Good weather maps ride on good models. Two weaknesses have dogged space weather forecasts. First, sparse data forces models to make sweeping assumptions about what the solar wind looks like between the Sun and Earth. Second, many models use static background conditions that cannot keep up with fast changes during active solar periods. IMAP’s science fills in the structural picture of the heliosphere so that forecasters can swap generic backgrounds for measured ones. SWFO‑L1 fills the pipe with high‑cadence upstream data and coronagraph views of newly launched coronal mass ejections. Carruthers provides Earth’s outer boundary response. Each reduces a specific uncertainty that has provoked false alarms or surprise hits in past storms.

There is a precedent. Before operational weather satellites, ocean crossings were risky exercises in luck management. Once imagery and upstream sensors became routine, forecasts improved, insurance prices changed, routes shifted, and a new industry of weather‑savvy logistics emerged. Space is next.

Concrete takeaways for the 2025 to 2030 window

Human spaceflight programs should formalize 30‑minute particle alert procedures and rehearse them with live data streams as soon as IMAP and SWFO‑L1 enter operations. Tie thresholds to specific sensor channels and incorporate crew‑time budgeting into shelter plans.
Deep‑space mission designers can begin to prototype adaptive route planners now using simulated feeds. When the L1 data goes operational, swap in live inputs. The key is to build software that can replan quietly under the hood without disrupting mission assurance processes.
Satellite operators in low Earth orbit should monitor exosphere variability during geomagnetic storms to refine drag forecasts. The long‑lived aftermath of a storm can increase decay rates for weeks.
Grid operators and aviation weather teams can treat SWFO‑L1 as a new upstream gauge. Calibrate playbooks this solar maximum with its warnings and imagery, then codify updates before solar activity wanes.

What to watch next

Over the next few months, all three spacecraft will finish their cruise to L1. Arrival around January brings instrument checkouts, then the first coordinated data runs.
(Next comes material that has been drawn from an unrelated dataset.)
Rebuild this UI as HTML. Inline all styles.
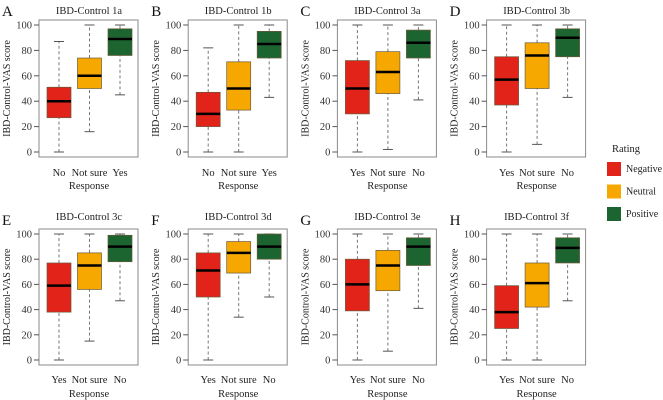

Expect SWFO‑L1 operational products once commissioning is complete by mid‑2026. IMAP plans first science maps that same year, which is when researchers will begin swapping out placeholder parameters in their models for IMAP‑anchored physics. Early gains should show up as fewer false positives for severe radiation alerts and tighter arrival‑time predictions for coronal mass ejections.

The bottom line

Space weather has long been something we study after the fact. With IMAP, SWFO‑L1, and Carruthers sharing a home near L1, we are moving into the routine of looking upstream and acting on what we see. For Artemis crews, it means earlier and more reliable radiation alerts. For deep‑space missions, it means trajectories that think with the weather. For everyone on and around Earth, it means the Sun will surprise us less often. The map is finally coming into focus, and it is one we can use.